Internet et numérique : Vers un marché parfait ?
Quatrième enjeu : une concurrence par les business models plus que par les produits et les services. La croissance des services et du commerce électroniques est soutenue. Leur développement est d’autant plus important que le nombre des internautes et des acheteurs en ligne ne cesse d’augmenter. Les sites marchands couvrent des secteurs très différents – contenus culturels, voyages, fleurs, produits électroniques, produits de grande consommation, services personnels… Dans l’histoire – jeune – de l’économie de l’Internet, on a assisté à des glissements successifs et au passage de modèles marketing de pure players, qui n’exercent leur activité que sur Internet – comme Amazon et eBay -, à la montée en puissance d’entreprises installées, à des sites qui proposent aussi la commercialisation de services, à des activités ne relevant pas simplement du business to consumer., mais aussi du business to business. Ils structurent des marchés autant qu’ils proposent des produits.
S’agit-il vraiment d’une évolution vers des marchés parfaits, comme l’a suggéré – un temps – la théorie économique ? Avec plus d’échanges et de transactions réalisées à l’échelle mondiale, on peut bénéficier en effet d’une efficacité accrue des marchés, plus de transparence sur les offres disponibles et, dans la mesure où l’on est toujours « à un clic du concurrent », une pression à la baisse et au resserrement des prix. En pratique, on s’est aperçu toutefois que les marchés n’étaient pas si parfaits que cela, du fait notamment de facteurs favorisant la collusion : le nombre de firmes est limité et les possibilités d’observation des comportements de chacun sont accrues. Dans le cas du disque, par exemple, les travaux de Thierry Pénard, en France, ou d’Erik Brynjolfsson, aux États- Unis, sur la comparaison des prix des CD vendus sur Internet ont mis au contraire en évidence que le marché était imparfait et qu’il existait des variations parfois significatives, y compris en intégrant la question de la livraison.

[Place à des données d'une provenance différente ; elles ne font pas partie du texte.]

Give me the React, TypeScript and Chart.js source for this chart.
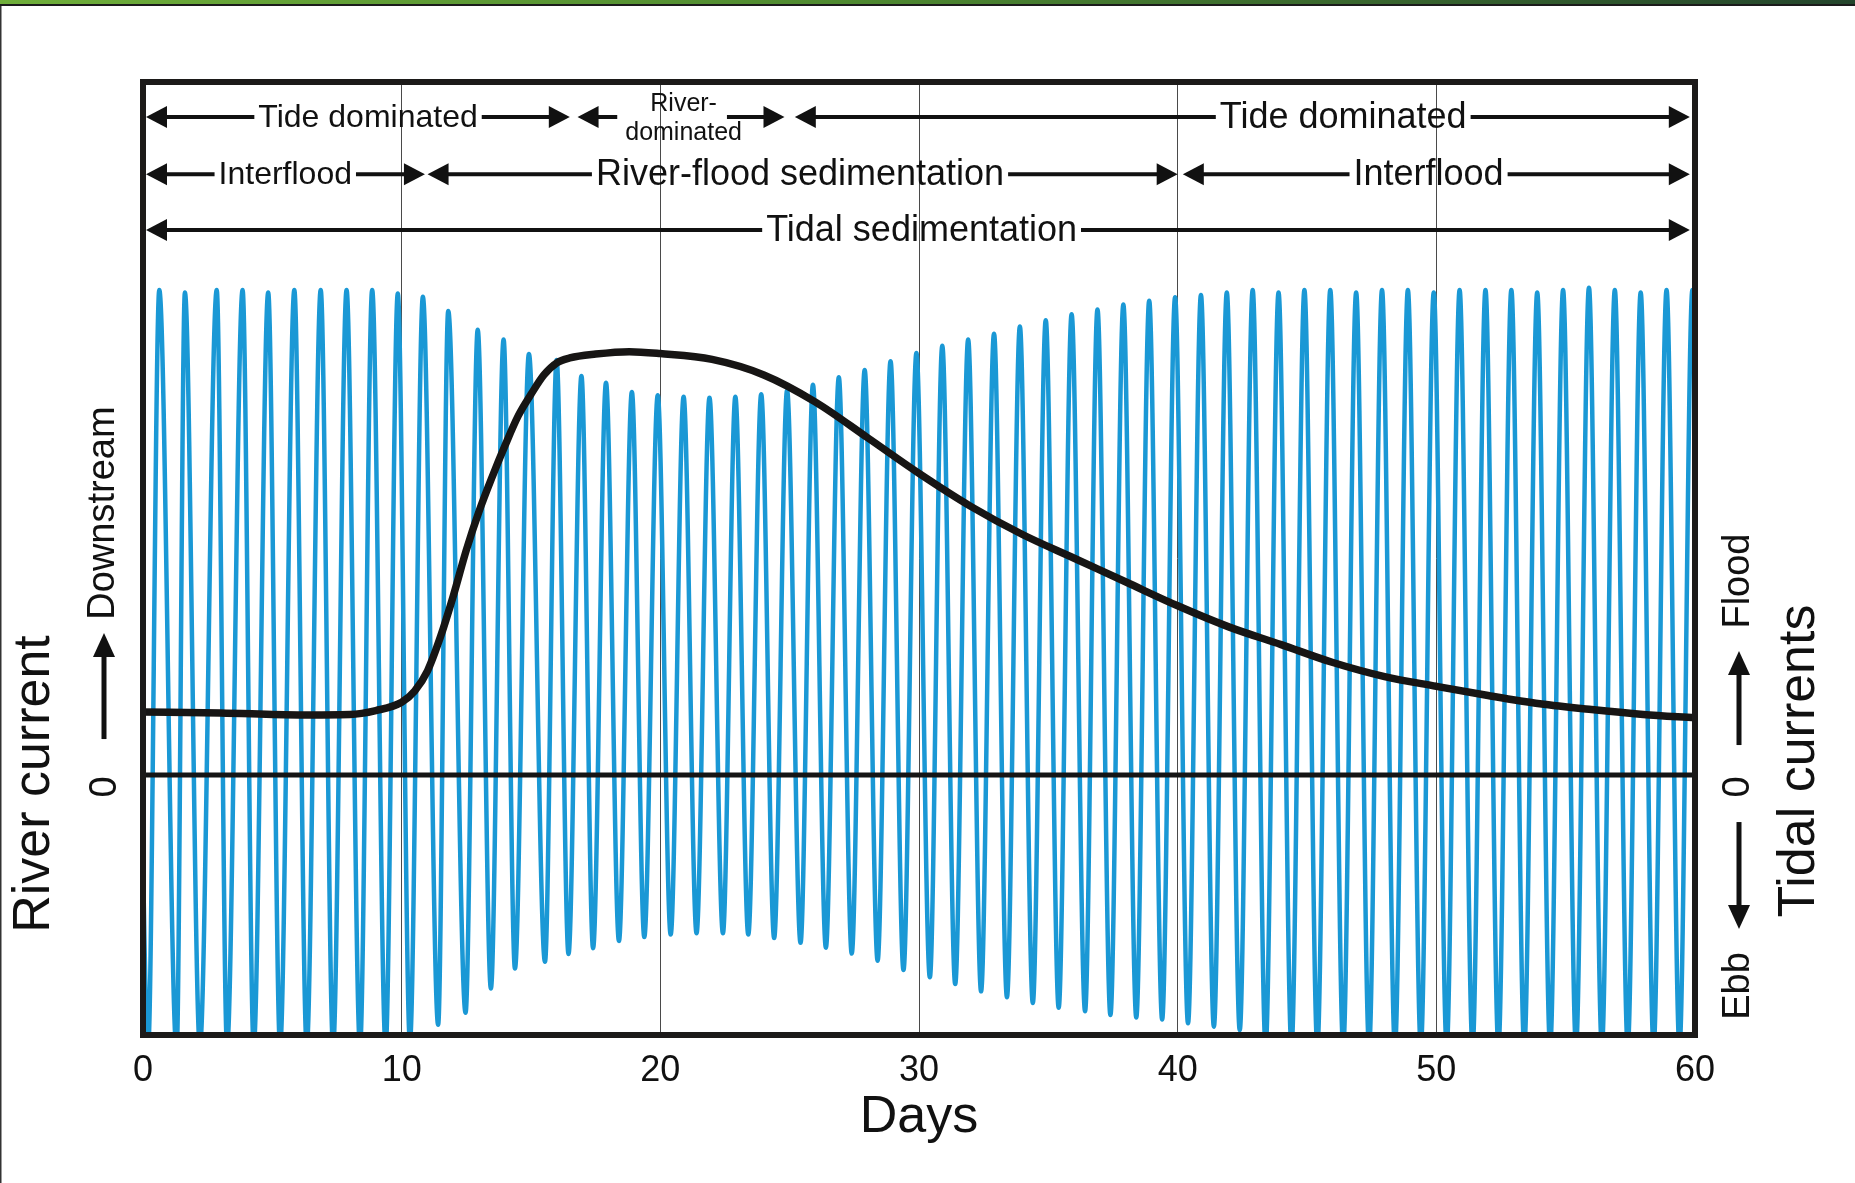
import { useEffect, useRef } from 'react';
import { Chart, registerables } from 'chart.js';

Chart.register(...registerables);

const FONT = '"Liberation Sans", Arial, Helvetica, sans-serif';

// ---------- data ----------
const xTickValues = [0, 10, 20, 30, 40, 50, 60];
const xAxisTitle = 'Days';

// River current (black curve)
const riverDays = [0, 3, 6, 8, 9, 10, 10.5, 11, 11.5, 12, 12.5, 13, 13.5, 14, 14.5, 15, 15.5, 16, 16.5, 17.5, 18.8, 20, 22, 24, 26, 28, 30, 32, 34, 36, 38, 40, 42, 44, 46, 48, 50, 52, 54, 56, 58, 60];
const riverValues = [13.0, 12.8, 12.4, 12.5, 13.3, 15.0, 17.3, 21.5, 28.5, 37.0, 46.4, 54.5, 61.5, 68.0, 74.0, 78.5, 82.5, 85.0, 86.0, 86.8, 87.3, 86.9, 85.7, 82.5, 76.9, 69.6, 62.2, 55.4, 49.6, 44.7, 39.8, 34.9, 30.5, 26.9, 23.2, 20.3, 18.3, 16.4, 14.7, 13.5, 12.5, 11.8];

// Tidal currents (blue curve): flood peaks and ebb troughs
const peakDays = [-0.3, 0.63, 1.62, 2.85, 3.85, 4.84, 5.85, 6.87, 7.87, 8.86, 9.85, 10.82, 11.8, 12.94, 13.94, 14.92, 15.99, 16.95, 17.9, 18.9, 19.9, 20.9, 21.9, 22.9, 23.9, 24.9, 25.9, 26.9, 27.9, 28.9, 29.9, 30.9, 31.9, 32.9, 33.9, 34.9, 35.9, 36.9, 37.9, 38.9, 39.9, 40.9, 41.9, 42.9, 43.9, 44.9, 45.9, 46.9, 47.9, 48.9, 49.9, 50.9, 51.9, 52.9, 53.9, 54.9, 55.9, 56.9, 57.9, 58.9, 59.9];
const peakValues = [100, 100, 99.5, 100, 100, 99.5, 100, 100, 100, 100, 99.3, 98.6, 95.7, 91.8, 89.8, 86.8, 85.6, 82.3, 80.9, 79.0, 78.3, 78.0, 77.8, 78.0, 78.5, 79.3, 80.5, 82.0, 83.5, 85.3, 87.0, 88.5, 89.8, 91.0, 92.5, 93.8, 95.0, 96.0, 97.0, 97.8, 98.5, 99.0, 99.5, 100, 99.5, 100, 100, 99.5, 100, 100, 99.5, 100, 100, 100, 99.5, 100, 100.5, 100, 99.5, 100, 100];
const troughDays = [0.2, 1.3, 2.2, 3.25, 4.28, 5.3, 6.33, 7.35, 8.39, 9.38, 10.32, 11.41, 12.47, 13.45, 14.38, 15.54, 16.45, 17.4, 18.4, 19.38, 20.4, 21.4, 22.42, 23.4, 24.4, 25.42, 26.4, 27.4, 28.4, 29.4, 30.42, 31.4, 32.4, 33.4, 34.4, 35.4, 36.42, 37.4, 38.4, 39.4, 40.4, 41.4, 42.4, 43.4, 44.4, 45.4, 46.4, 47.4, 48.4, 49.4, 50.4, 51.4, 52.4, 53.4, 54.4, 55.4, 56.4, 57.4, 58.4, 59.4, 60.4];
const troughValues = [-56, -57, -56, -56, -56, -56, -56, -56, -56, -56, -55, -51.5, -49.0, -44.0, -39.9, -38.5, -36.9, -35.7, -34.2, -33.4, -32.9, -32.6, -32.6, -32.9, -33.6, -34.6, -35.6, -36.8, -38.3, -40.2, -41.7, -43.1, -44.6, -45.8, -47.0, -48.0, -48.7, -49.5, -50.0, -50.4, -51.2, -51.9, -52.6, -56, -56, -56, -56, -56, -56, -56, -56, -56, -56, -56, -56, -56, -56, -56, -56, -56, -56];

// Zero reference line
const zeroDays = [0, 60];
const zeroValues = [0, 0];

// Phase annotations (spans in days, row level in y units)
const spanLabels = ['Tide dominated', 'River-\ndominated', 'Tide dominated', 'Interflood', 'River-flood sedimentation', 'Interflood', 'Tidal sedimentation'];
const spanStart = [0, 16.8, 25.2, 0, 11.0, 40.2, 0];
const spanEnd = [16.5, 24.8, 59.8, 10.9, 40.0, 59.8, 59.8];
const spanTextAt = [8.7, 20.9, 46.4, 5.5, 25.4, 49.7, 30.1];
const spanRow = [135.7, 135.7, 135.7, 123.9, 123.9, 123.9, 112.4];
const spanFontSize = [32, 25, 36, 32, 36, 36, 36];

const Y_MIN = -53.6;
const Y_MAX = 142.9;

function rotText(ctx: CanvasRenderingContext2D, text: string, x: number, y: number, size: number) {
  ctx.save();
  ctx.translate(x, y);
  ctx.rotate(-Math.PI / 2);
  ctx.font = `${size}px ${FONT}`;
  ctx.textAlign = 'center';
  ctx.textBaseline = 'middle';
  ctx.fillStyle = '#111';
  ctx.fillText(text, 0, 0);
  ctx.restore();
}

function vArrow(ctx: CanvasRenderingContext2D, x: number, yFrom: number, yTo: number) {
  const dir = Math.sign(yTo - yFrom);
  const len = 24, hw = 11;
  ctx.save();
  ctx.strokeStyle = '#111';
  ctx.fillStyle = '#111';
  ctx.lineWidth = 5;
  ctx.beginPath();
  ctx.moveTo(x, yFrom);
  ctx.lineTo(x, yTo - dir * (len - 2));
  ctx.stroke();
  ctx.beginPath();
  ctx.moveTo(x, yTo);
  ctx.lineTo(x - hw, yTo - dir * len);
  ctx.lineTo(x + hw, yTo - dir * len);
  ctx.closePath();
  ctx.fill();
  ctx.restore();
}

function hHead(ctx: CanvasRenderingContext2D, tipX: number, y: number, dir: number) {
  const len = 21, hw = 11;
  ctx.beginPath();
  ctx.moveTo(tipX, y);
  ctx.lineTo(tipX - dir * len, y - hw);
  ctx.lineTo(tipX - dir * len, y + hw);
  ctx.closePath();
  ctx.fill();
}

const decorPlugin = {
  id: 'decor',
  beforeDraw(chart: any) {
    const ctx: CanvasRenderingContext2D = chart.ctx;
    ctx.save();
    ctx.fillStyle = '#ffffff';
    ctx.fillRect(0, 0, chart.width, chart.height);
    const g = ctx.createLinearGradient(0, 0, chart.width, 0);
    g.addColorStop(0, '#6fae3a');
    g.addColorStop(0.45, '#4f8a30');
    g.addColorStop(1, '#24452c');
    ctx.fillStyle = g;
    ctx.fillRect(0, 0, chart.width, 4);
    ctx.fillStyle = '#1b1b1b';
    ctx.fillRect(0, 4, chart.width, 2);
    ctx.fillStyle = '#333';
    ctx.fillRect(0, 6, 1.5, chart.height - 6);
    ctx.restore();
  },
  afterDatasetsDraw(chart: any) {
    const ctx: CanvasRenderingContext2D = chart.ctx;
    const { left, right, top, bottom } = chart.chartArea;
    const xs = chart.scales.x;
    const ys = chart.scales.y;
    ctx.save();
    // frame
    ctx.strokeStyle = '#1c1a19';
    ctx.lineWidth = 6;
    ctx.strokeRect(left, top, right - left, bottom - top);

    // span annotations
    ctx.fillStyle = '#111';
    ctx.strokeStyle = '#111';
    for (let i = 0; i < spanLabels.length; i++) {
      const row = ys.getPixelForValue(spanRow[i]);
      const x0 = Math.max(xs.getPixelForValue(spanStart[i]), left + 3);
      const x1 = Math.min(xs.getPixelForValue(spanEnd[i]), right - 3);
      const tx = xs.getPixelForValue(spanTextAt[i]);
      const lines = spanLabels[i].split('\n');
      ctx.font = `${spanFontSize[i]}px ${FONT}`;
      ctx.textAlign = 'center';
      ctx.textBaseline = 'middle';
      let gapL: number, gapR: number;
      if (lines.length === 1) {
        const w = ctx.measureText(lines[0]).width;
        gapL = tx - w / 2 - 4;
        gapR = tx + w / 2 + 4;
        ctx.fillText(lines[0], tx, row + 1);
      } else {
        const w0 = ctx.measureText(lines[0]).width;
        const w1 = ctx.measureText(lines[1]).width;
        gapL = tx - w1 / 2 - 8;
        gapR = tx + w0 / 2 + 10;
        ctx.fillText(lines[0], tx, row - 13);
        ctx.fillText(lines[1], tx, row + 16);
      }
      ctx.lineWidth = 4;
      ctx.beginPath();
      ctx.moveTo(x0 + 18, row);
      ctx.lineTo(gapL, row);
      ctx.moveTo(gapR, row);
      ctx.lineTo(x1 - 18, row);
      ctx.stroke();
      hHead(ctx, x0, row, -1);
      hHead(ctx, x1, row, 1);
    }

    // side axis labels
    const y0 = ys.getPixelForValue(0);
    rotText(ctx, 'River current', 35, y0 + 9, 52);
    rotText(ctx, '0', 106, y0 + 12, 38);
    vArrow(ctx, 104, y0 - 36, y0 - 142);
    rotText(ctx, 'Downstream', 104, y0 - 262, 38);

    rotText(ctx, 'Tidal currents', 1800, y0 - 14, 52);
    rotText(ctx, 'Flood', 1739, y0 - 194, 38);
    vArrow(ctx, 1739, y0 - 30, y0 - 124);
    rotText(ctx, '0', 1739, y0 + 12, 38);
    vArrow(ctx, 1739, y0 + 47, y0 + 154);
    rotText(ctx, 'Ebb', 1739, y0 + 211, 38);
    ctx.restore();
  },
};

export default function App() {
  const ref = useRef<HTMLCanvasElement>(null);

  useEffect(() => {
    document.body.style.margin = '0';
    document.body.style.overflow = 'hidden';
    const canvas = ref.current;
    if (!canvas) return;

    const tidePoints = [
      ...peakDays.map((d, i) => ({ x: d, y: peakValues[i] })),
      ...troughDays.map((d, i) => ({ x: d, y: troughValues[i] })),
    ].sort((a, b) => a.x - b.x);
    const riverPoints = riverDays.map((d, i) => ({ x: d, y: riverValues[i] }));
    const zeroPoints = zeroDays.map((d, i) => ({ x: d, y: zeroValues[i] }));

    const chart = new Chart(canvas, {
      type: 'line',
      data: {
        datasets: [
          {
            label: 'River current',
            data: riverPoints,
            borderColor: '#171514',
            borderWidth: 7.5,
            pointRadius: 0,
            cubicInterpolationMode: 'monotone',
            order: 1,
          },
          {
            label: 'Zero',
            data: zeroPoints,
            borderColor: '#151515',
            borderWidth: 5,
            pointRadius: 0,
            order: 2,
          },
          {
            label: 'Tidal currents',
            data: tidePoints,
            borderColor: '#1a98d5',
            borderWidth: 4.5,
            pointRadius: 0,
            cubicInterpolationMode: 'monotone',
            order: 3,
          },
        ],
      },
      options: {
        animation: false,
        responsive: false,
        devicePixelRatio: 1,
        layout: { padding: { left: 143, right: 160, top: 82, bottom: 0 } },
        plugins: {
          legend: { display: false },
          tooltip: { enabled: false },
        },
        elements: { point: { radius: 0 } },
        scales: {
          x: {
            type: 'linear',
            min: 0,
            max: 60,
            afterBuildTicks: (scale: any) => {
              scale.ticks = xTickValues.map((v) => ({ value: v }));
            },
            afterFit: (scale: any) => {
              scale.height = 148;
            },
            ticks: {
              font: { family: FONT, size: 36 },
              color: '#111',
              padding: 14,
              maxRotation: 0,
              autoSkip: false,
            },
            grid: {
              color: '#4a4a4a',
              lineWidth: 1,
              drawTicks: false,
            },
            border: { display: false },
            title: {
              display: true,
              text: xAxisTitle,
              color: '#111',
              font: { family: FONT, size: 52 },
              padding: { top: 0, bottom: 34 },
            },
          },
          y: {
            type: 'linear',
            min: Y_MIN,
            max: Y_MAX,
            display: false,
          },
        },
      } as any,
      plugins: [decorPlugin],
    });

    return () => chart.destroy();
  }, []);

  return <canvas ref={ref} width={1855} height={1183} style={{ display: 'block' }} />;
}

Aussi observe-t-on, sur le marché français, des différences qui peuvent aller jusqu’à près de 30 % d’écart et, en outre, des variations quotidiennes des prix significatives pour les mêmes fournisseurs (5 % en moyenne). Tout laisserait penser que l’on a affaire à un marché où le prix n’a pas de raison de varier considérablement. Or tout se passe, en matière de disques, comme avec les billets d’avion. Quand on achète un Paris/New York aujourd’hui, on n’est pas assuré que le prix d’achat que l’on se voit proposer sera le même la semaine suivante. Même en matière de CD, on observe des variations de prix au jour le jour, les stratégies étant relativement différentes entre les offreurs.
L’hypothèse du marché parfait est donc largement battue en brèche par les faits : les acteurs du commerce électronique s’organisent autour de plusieurs ressources-clés, à la fois en jouant sur la relation aux produits et services, sur la relation aux territoires, sur la capacité de maîtriser les informations et la technologie et de reconfigurer en permanence les business models et la fixation des prix. Avec l’exemple de la musique sur Internet, on comprend 1 enjeu — et les difficultés intrinsèques — de la loi Hadopi : son modèle repose sur la vente de disque d’un côté, le téléchargement gratuit de l’autre. Or la musique en ligne n’a plus rien à voir avec un tel schéma binaire. Elle passe par des téléchargements, mais aussi par des écoutes, des abonnements, des offres gratuites légales… Face à cette innovation constante, on observe le grand décalage des modèles de régulation, qui ne font, en fait, le plus souvent que réguler l’étape précédente.